• Work to do: Repeat the whole listing exactly.

==== Data excerpt ====

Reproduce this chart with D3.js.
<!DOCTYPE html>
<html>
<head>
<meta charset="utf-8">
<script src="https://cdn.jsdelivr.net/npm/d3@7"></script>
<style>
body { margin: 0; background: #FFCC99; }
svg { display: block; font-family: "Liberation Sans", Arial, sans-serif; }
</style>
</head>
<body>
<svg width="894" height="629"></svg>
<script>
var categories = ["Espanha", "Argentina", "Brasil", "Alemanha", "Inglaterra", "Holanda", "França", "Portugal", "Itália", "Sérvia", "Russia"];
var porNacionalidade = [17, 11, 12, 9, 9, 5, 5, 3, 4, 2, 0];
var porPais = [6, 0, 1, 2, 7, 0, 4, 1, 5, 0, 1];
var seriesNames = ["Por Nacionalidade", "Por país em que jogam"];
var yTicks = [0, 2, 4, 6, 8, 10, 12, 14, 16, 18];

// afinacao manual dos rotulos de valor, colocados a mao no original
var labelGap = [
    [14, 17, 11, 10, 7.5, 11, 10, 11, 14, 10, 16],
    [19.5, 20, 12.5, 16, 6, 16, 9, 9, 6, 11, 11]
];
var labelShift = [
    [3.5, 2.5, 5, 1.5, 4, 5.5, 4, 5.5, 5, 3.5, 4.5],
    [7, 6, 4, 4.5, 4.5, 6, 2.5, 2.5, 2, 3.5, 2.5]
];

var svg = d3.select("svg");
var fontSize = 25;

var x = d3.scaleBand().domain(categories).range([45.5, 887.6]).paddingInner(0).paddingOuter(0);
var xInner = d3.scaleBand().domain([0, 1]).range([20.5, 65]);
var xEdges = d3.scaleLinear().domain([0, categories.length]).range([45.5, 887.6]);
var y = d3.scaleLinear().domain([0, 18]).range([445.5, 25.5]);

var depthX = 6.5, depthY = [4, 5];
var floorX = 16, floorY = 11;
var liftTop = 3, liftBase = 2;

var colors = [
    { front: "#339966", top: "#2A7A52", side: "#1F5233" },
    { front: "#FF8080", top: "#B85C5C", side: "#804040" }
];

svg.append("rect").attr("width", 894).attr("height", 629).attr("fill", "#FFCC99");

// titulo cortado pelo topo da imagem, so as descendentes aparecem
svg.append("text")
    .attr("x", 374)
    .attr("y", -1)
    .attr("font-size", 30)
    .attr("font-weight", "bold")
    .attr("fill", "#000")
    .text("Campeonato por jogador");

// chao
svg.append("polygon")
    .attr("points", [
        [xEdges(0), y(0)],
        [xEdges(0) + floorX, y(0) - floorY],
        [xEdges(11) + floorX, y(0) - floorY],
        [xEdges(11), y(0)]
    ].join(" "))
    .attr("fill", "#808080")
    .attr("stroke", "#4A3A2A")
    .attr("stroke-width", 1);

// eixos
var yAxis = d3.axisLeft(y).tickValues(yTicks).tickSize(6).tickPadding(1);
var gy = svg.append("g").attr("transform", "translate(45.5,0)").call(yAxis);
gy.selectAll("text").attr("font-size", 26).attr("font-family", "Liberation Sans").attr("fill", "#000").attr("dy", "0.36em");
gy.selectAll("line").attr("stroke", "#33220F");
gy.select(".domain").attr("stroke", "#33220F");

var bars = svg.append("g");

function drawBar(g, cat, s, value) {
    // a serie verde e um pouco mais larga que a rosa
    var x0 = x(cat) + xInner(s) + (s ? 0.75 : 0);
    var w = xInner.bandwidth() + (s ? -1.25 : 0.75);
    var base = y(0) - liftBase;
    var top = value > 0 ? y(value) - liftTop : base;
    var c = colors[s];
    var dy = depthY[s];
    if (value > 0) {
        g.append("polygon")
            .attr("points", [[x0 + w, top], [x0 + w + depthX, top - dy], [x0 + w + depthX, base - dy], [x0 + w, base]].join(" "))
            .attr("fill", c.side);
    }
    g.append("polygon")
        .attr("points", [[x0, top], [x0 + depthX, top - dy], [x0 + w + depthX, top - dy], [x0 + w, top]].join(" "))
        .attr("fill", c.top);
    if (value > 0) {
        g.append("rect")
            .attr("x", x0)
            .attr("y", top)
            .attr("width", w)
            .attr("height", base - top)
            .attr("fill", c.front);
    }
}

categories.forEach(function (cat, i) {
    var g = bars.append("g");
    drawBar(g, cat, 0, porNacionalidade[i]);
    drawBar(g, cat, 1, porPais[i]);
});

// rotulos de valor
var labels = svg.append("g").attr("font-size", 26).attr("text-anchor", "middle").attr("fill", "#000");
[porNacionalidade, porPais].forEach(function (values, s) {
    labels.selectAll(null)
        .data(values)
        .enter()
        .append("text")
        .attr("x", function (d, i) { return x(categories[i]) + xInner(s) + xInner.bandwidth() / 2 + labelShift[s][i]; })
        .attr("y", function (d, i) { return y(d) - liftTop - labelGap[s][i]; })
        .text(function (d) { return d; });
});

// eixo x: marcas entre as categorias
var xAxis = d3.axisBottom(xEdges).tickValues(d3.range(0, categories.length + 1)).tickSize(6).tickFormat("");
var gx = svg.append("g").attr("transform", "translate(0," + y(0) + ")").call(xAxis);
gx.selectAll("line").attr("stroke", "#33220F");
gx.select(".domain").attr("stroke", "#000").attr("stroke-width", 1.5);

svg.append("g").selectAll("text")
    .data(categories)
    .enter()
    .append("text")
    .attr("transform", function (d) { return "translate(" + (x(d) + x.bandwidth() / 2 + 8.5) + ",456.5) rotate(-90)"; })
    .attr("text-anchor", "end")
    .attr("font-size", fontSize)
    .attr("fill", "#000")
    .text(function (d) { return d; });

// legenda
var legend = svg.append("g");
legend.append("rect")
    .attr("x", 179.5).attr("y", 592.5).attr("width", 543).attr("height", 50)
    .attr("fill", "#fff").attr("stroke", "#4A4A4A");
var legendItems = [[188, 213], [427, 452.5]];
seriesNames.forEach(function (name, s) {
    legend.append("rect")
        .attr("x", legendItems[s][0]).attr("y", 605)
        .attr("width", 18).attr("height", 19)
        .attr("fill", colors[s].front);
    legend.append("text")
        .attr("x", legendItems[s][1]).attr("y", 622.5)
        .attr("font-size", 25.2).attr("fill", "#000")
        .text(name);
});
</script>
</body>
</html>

====

• Task solution:
Reproduce this chart with D3.js.
<!DOCTYPE html>
<html>
<head>
<meta charset="utf-8">
<script src="https://cdn.jsdelivr.net/npm/d3@7"></script>
<style>
body { margin: 0; background: #FFCC99; }
svg { display: block; font-family: "Liberation Sans", Arial, sans-serif; }
</style>
</head>
<body>
<svg width="894" height="629"></svg>
<script>
var categories = ["Espanha", "Argentina", "Brasil", "Alemanha", "Inglaterra", "Holanda", "França", "Portugal", "Itália", "Sérvia", "Russia"];
var porNacionalidade = [17, 11, 12, 9, 9, 5, 5, 3, 4, 2, 0];
var porPais = [6, 0, 1, 2, 7, 0, 4, 1, 5, 0, 1];
var seriesNames = ["Por Nacionalidade", "Por país em que jogam"];
var yTicks = [0, 2, 4, 6, 8, 10, 12, 14, 16, 18];

// afinacao manual dos rotulos de valor, colocados a mao no original
var labelGap = [
    [14, 17, 11, 10, 7.5, 11, 10, 11, 14, 10, 16],
    [19.5, 20, 12.5, 16, 6, 16, 9, 9, 6, 11, 11]
];
var labelShift = [
    [3.5, 2.5, 5, 1.5, 4, 5.5, 4, 5.5, 5, 3.5, 4.5],
    [7, 6, 4, 4.5, 4.5, 6, 2.5, 2.5, 2, 3.5, 2.5]
];

var svg = d3.select("svg");
var fontSize = 25;

var x = d3.scaleBand().domain(categories).range([45.5, 887.6]).paddingInner(0).paddingOuter(0);
var xInner = d3.scaleBand().domain([0, 1]).range([20.5, 65]);
var xEdges = d3.scaleLinear().domain([0, categories.length]).range([45.5, 887.6]);
var y = d3.scaleLinear().domain([0, 18]).range([445.5, 25.5]);

var depthX = 6.5, depthY = [4, 5];
var floorX = 16, floorY = 11;
var liftTop = 3, liftBase = 2;

var colors = [
    { front: "#339966", top: "#2A7A52", side: "#1F5233" },
    { front: "#FF8080", top: "#B85C5C", side: "#804040" }
];

svg.append("rect").attr("width", 894).attr("height", 629).attr("fill", "#FFCC99");

// titulo cortado pelo topo da imagem, so as descendentes aparecem
svg.append("text")
    .attr("x", 374)
    .attr("y", -1)
    .attr("font-size", 30)
    .attr("font-weight", "bold")
    .attr("fill", "#000")
    .text("Campeonato por jogador");

// chao
svg.append("polygon")
    .attr("points", [
        [xEdges(0), y(0)],
        [xEdges(0) + floorX, y(0) - floorY],
        [xEdges(11) + floorX, y(0) - floorY],
        [xEdges(11), y(0)]
    ].join(" "))
    .attr("fill", "#808080")
    .attr("stroke", "#4A3A2A")
    .attr("stroke-width", 1);

// eixos
var yAxis = d3.axisLeft(y).tickValues(yTicks).tickSize(6).tickPadding(1);
var gy = svg.append("g").attr("transform", "translate(45.5,0)").call(yAxis);
gy.selectAll("text").attr("font-size", 26).attr("font-family", "Liberation Sans").attr("fill", "#000").attr("dy", "0.36em");
gy.selectAll("line").attr("stroke", "#33220F");
gy.select(".domain").attr("stroke", "#33220F");

var bars = svg.append("g");

function drawBar(g, cat, s, value) {
    // a serie verde e um pouco mais larga que a rosa
    var x0 = x(cat) + xInner(s) + (s ? 0.75 : 0);
    var w = xInner.bandwidth() + (s ? -1.25 : 0.75);
    var base = y(0) - liftBase;
    var top = value > 0 ? y(value) - liftTop : base;
    var c = colors[s];
    var dy = depthY[s];
    if (value > 0) {
        g.append("polygon")
            .attr("points", [[x0 + w, top], [x0 + w + depthX, top - dy], [x0 + w + depthX, base - dy], [x0 + w, base]].join(" "))
            .attr("fill", c.side);
    }
    g.append("polygon")
        .attr("points", [[x0, top], [x0 + depthX, top - dy], [x0 + w + depthX, top - dy], [x0 + w, top]].join(" "))
        .attr("fill", c.top);
    if (value > 0) {
        g.append("rect")
            .attr("x", x0)
            .attr("y", top)
            .attr("width", w)
            .attr("height", base - top)
            .attr("fill", c.front);
    }
}

categories.forEach(function (cat, i) {
    var g = bars.append("g");
    drawBar(g, cat, 0, porNacionalidade[i]);
    drawBar(g, cat, 1, porPais[i]);
});

// rotulos de valor
var labels = svg.append("g").attr("font-size", 26).attr("text-anchor", "middle").attr("fill", "#000");
[porNacionalidade, porPais].forEach(function (values, s) {
    labels.selectAll(null)
        .data(values)
        .enter()
        .append("text")
        .attr("x", function (d, i) { return x(categories[i]) + xInner(s) + xInner.bandwidth() / 2 + labelShift[s][i]; })
        .attr("y", function (d, i) { return y(d) - liftTop - labelGap[s][i]; })
        .text(function (d) { return d; });
});

// eixo x: marcas entre as categorias
var xAxis = d3.axisBottom(xEdges).tickValues(d3.range(0, categories.length + 1)).tickSize(6).tickFormat("");
var gx = svg.append("g").attr("transform", "translate(0," + y(0) + ")").call(xAxis);
gx.selectAll("line").attr("stroke", "#33220F");
gx.select(".domain").attr("stroke", "#000").attr("stroke-width", 1.5);

svg.append("g").selectAll("text")
    .data(categories)
    .enter()
    .append("text")
    .attr("transform", function (d) { return "translate(" + (x(d) + x.bandwidth() / 2 + 8.5) + ",456.5) rotate(-90)"; })
    .attr("text-anchor", "end")
    .attr("font-size", fontSize)
    .attr("fill", "#000")
    .text(function (d) { return d; });

// legenda
var legend = svg.append("g");
legend.append("rect")
    .attr("x", 179.5).attr("y", 592.5).attr("width", 543).attr("height", 50)
    .attr("fill", "#fff").attr("stroke", "#4A4A4A");
var legendItems = [[188, 213], [427, 452.5]];
seriesNames.forEach(function (name, s) {
    legend.append("rect")
        .attr("x", legendItems[s][0]).attr("y", 605)
        .attr("width", 18).attr("height", 19)
        .attr("fill", colors[s].front);
    legend.append("text")
        .attr("x", legendItems[s][1]).attr("y", 622.5)
        .attr("font-size", 25.2).attr("fill", "#000")
        .text(name);
});
</script>
</body>
</html>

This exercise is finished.